Analysis: The reasons recorded for the year under consideration were found to be identical, except for the amount involved, to those earlier examined in the assessee's own case. The earlier judicial finding had held that the recorded reasons did not show failure to disclose fully and truly all material facts necessary for assessment and that the notice under section 148 could not be sustained. On that basis, the reopening for the present year was treated as covered by the same binding reasoning.
Conclusion: The reassessment was invalid and the proceedings initiated under sections 147 and 148 were quashed in favour of the assessee.
Issue (ii): Whether the addition on merits, based on the existence of a permanent establishment in India and attribution of income to it, could be sustained.
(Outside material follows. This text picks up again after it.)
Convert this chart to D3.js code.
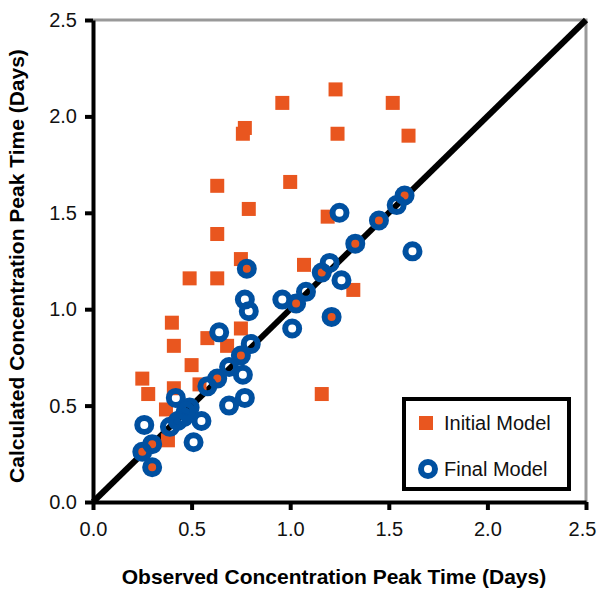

Analysis: The later decision in the assessee's own case held that there was no permanent establishment in India. Once no permanent establishment existed, attribution of income to such a permanent establishment could not arise. The Tribunal followed that binding conclusion and held that the profit attribution made in the assessment could not survive.
Conclusion: The addition on merits could not be sustained and the assessee succeeded on the substantive tax issue as well.
Final Conclusion: The appeal succeeded in full, the reassessment was annulled, and the merits-based addition was also held unsustainable.
Ratio Decidendi: A reassessment based on reasons identical to those already held insufficient, without showing failure to disclose fully and truly all material facts, is invalid; and where no permanent establishment exists in India, no income can be attributed to it.